I think it was awful of your H to suggest this. What a horrible, selfish, cruel thing to do. All it meant was that he didn't want to be your husband any more, he didn't want to give you the love and support you need, but he didn't want to face the consequences of that either. So he still gets to see his kids all the time, he doesn't have to pay for a new home or anything like that. He is just making sure he still gets everything he wants, in a way that doesn't cost him anything and is torturing you and means you can't move on.

That is horrible, horrible behaviour, please make him go asap. It will not be YOU making him go, he chose to end things, but you can't half-leave a marriage. Horrible.

seachange · 16/04/2011 08:43

Were you kind of hoping he would change his mind and come back? Having to accept it is finally over might be why you're feeling so upset about this - if he had gone you would have processed all those emotions by now but unfortunately you're still on the rollercoaster.

But it is by far the best thing for him to go - as soon as you realise how poisonous he and the situation is, how what you are lonely and desperate for is the fictional marriage/husband in your head, you will be able to see a way through this.

Even if you did want him back, the current situation is no way to do it. He has the best of everything, there's no incentive for him to man-up, change or put any effort in whatsoever. Only facing up to the consequences and reality of his actions will have any effect at all.

LostMySenseOfHumour · 16/04/2011 09:40

Hey saffysmum - yes thats just it, I have been feeling like I need to stop taking all the responsibility. But his unwillingness to take the responsibility makes it hard.
Hi seachange - I don't think I ever thought he would change his mind which is why I'm so suprised how bad I feel at the moment. I want to be positive and looking to the future and upbeat for the kids and for myself...
I think I am struggling with trying to deal with the situation as compassionately as possible and for the best good of everyone (a mothers struggle!!) When he's just across the garden I find it so hard to detatch. And when he's chatting with the neighbours (possibly about nothing in particular) I feel so excluded and angry etc.
And I suppose I am grieving for the potential that will never now happen.
Just need to be strong and get through this to the next stage, but still struggling (arrgh!) thankseveryone xx

OP posts:
seachange · 16/04/2011 10:48

Just as long as "the good of everyone" doesn't include your H!

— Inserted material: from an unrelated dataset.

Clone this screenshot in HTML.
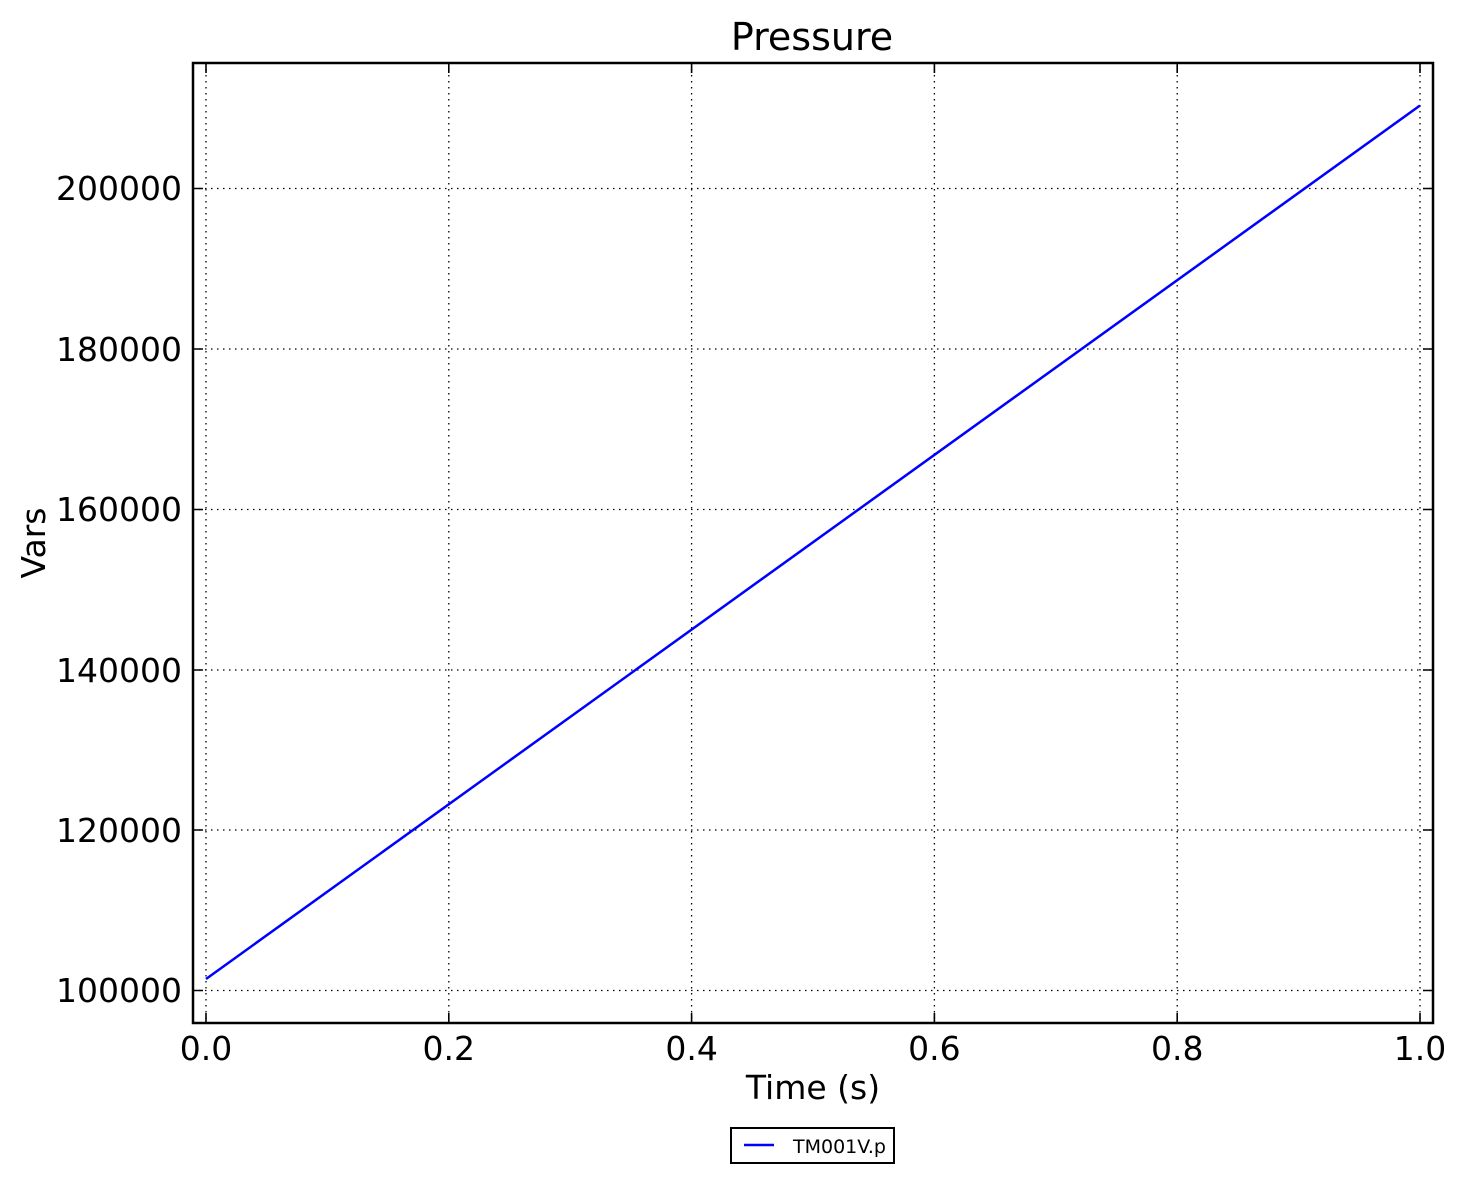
<!DOCTYPE html>
<html><head><meta charset="utf-8"><style>html,body{margin:0;padding:0;background:#fff}svg{display:block}</style></head>
<body>
<svg width="1464" height="1183" viewBox="0 0 1464 1183" xmlns="http://www.w3.org/2000/svg" font-family="DejaVu Sans, Liberation Sans, sans-serif">
<rect width="1464" height="1183" fill="#fff"/>
<g stroke="#000" stroke-width="1.3" stroke-dasharray="1.5,4.5" fill="none">
<line x1="206" y1="63" x2="206" y2="1023"/>
<line x1="448.8" y1="63" x2="448.8" y2="1023"/>
<line x1="691.6" y1="63" x2="691.6" y2="1023"/>
<line x1="934.4" y1="63" x2="934.4" y2="1023"/>
<line x1="1177.2" y1="63" x2="1177.2" y2="1023"/>
<line x1="1420" y1="63" x2="1420" y2="1023"/>
<line x1="193" y1="188.5" x2="1433" y2="188.5"/>
<line x1="193" y1="349" x2="1433" y2="349"/>
<line x1="193" y1="509.5" x2="1433" y2="509.5"/>
<line x1="193" y1="670" x2="1433" y2="670"/>
<line x1="193" y1="830" x2="1433" y2="830"/>
<line x1="193" y1="990.5" x2="1433" y2="990.5"/>
</g>
<g stroke="#000" stroke-width="1.6">
<path d="M206 1023v-10M448.8 1023v-10M691.6 1023v-10M934.4 1023v-10M1177.2 1023v-10M1420 1023v-10"/>
<path d="M206 63v10M448.8 63v10M691.6 63v10M934.4 63v10M1177.2 63v10M1420 63v10"/>
<path d="M193 188.5h10M193 349h10M193 509.5h10M193 670h10M193 830h10M193 990.5h10"/>
<path d="M1433 188.5h-10M1433 349h-10M1433 509.5h-10M1433 670h-10M1433 830h-10M1433 990.5h-10"/>
</g>
<line x1="206" y1="979" x2="1420" y2="105.5" stroke="#0000ff" stroke-width="2.5"/>
<rect x="193" y="63" width="1240" height="960" fill="none" stroke="#000" stroke-width="2.5"/>
<g font-size="33" fill="#000" text-anchor="end">
<text x="182" y="200">200000</text>
<text x="182" y="361">180000</text>
<text x="182" y="521">160000</text>
<text x="182" y="682">140000</text>
<text x="182" y="842">120000</text>
<text x="182" y="1002">100000</text>
</g>
<g font-size="33" fill="#000" text-anchor="middle">
<text x="206" y="1060">0.0</text>
<text x="448.8" y="1060">0.2</text>
<text x="691.6" y="1060">0.4</text>
<text x="934.4" y="1060">0.6</text>
<text x="1177.2" y="1060">0.8</text>
<text x="1420" y="1060">1.0</text>
<text x="813" y="1099">Time (s)</text>
<text x="812" y="50" font-size="38">Pressure</text>
<text transform="translate(45,543) rotate(-90)">Vars</text>
</g>
<rect x="731" y="1128" width="163" height="35" fill="#fff" stroke="#000" stroke-width="2"/>
<line x1="744" y1="1145" x2="774" y2="1145" stroke="#0000ff" stroke-width="2.5"/>
<text x="793" y="1153" font-size="19" fill="#000">TM001V.p</text>
</svg>
</body></html>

I hope up find a resolution soon. It willbe so much better when he is gone and you are out of this limbo. Then you can start healing, re-grouping and rebuilding, moving on.

LostMySenseOfHumour · 16/04/2011 12:02

Yes it's got to be better and clearer when he's gone. I do worry for my DDs not having a good relationship with their D andhow this will effect their relationships in the future. But it will be easier for me if he isnt around all the time and hopefully that will help me show them how to have some self-respect Confused
I'm going to keep the male stripper option at the forefront of my mind!! Someone could probably do a good trade in them for people in my position!!!!
Shock

OP posts:
zikes · 16/04/2011 13:01

Just because he won't be at the bottom of the garden anymore doesn't mean the kids can't continue to have a good relationship with him. It'll just take a tiny bit more effort on his part.

They need a sorted mum as well, and that can't be while he is constantly in your face. Don't beat yourself up.

springydaffs · 16/04/2011 20:32

You've had some lovely advice on your thread Lost - people can be so kind.

You sound pretty lovely too (if you don't mind me saying!) and you've made the best of a crappy job. I would just say that from my perspective of a divorce back in prehistoric days, I still feel sad that it didn't work out. He recently died and it felt like I went through the split all over again, in micro-stages, even though I left him. What I'm saying is that the grief of a failed marriage (all that hope and promise!) is very real and doesn't go away overnight. He has strung it out by living at the bottom of the garden (ffs!!), which has made it hard on you, particularly as he has made no attempt to carry his own load - gosh, that makes me feel Angry.

Just a word of warning about your delightful teen/s: they may kick up that you are telling D to go. They may quite like the quirkiness of D at the bottom of the garden and may blame you for 'spoiling' that blah blah etc (teens never short of accusations in my experience ). Be resolute: you have to take care of yourself, and this half-way house is no life to be leading. Kick the wastrel out I say, let him stand on his own two feet and facilitate a relationship with his own children. If he doesn't, that will be awful, but it is not your fault - don't let him or your kids put that one at your door will you?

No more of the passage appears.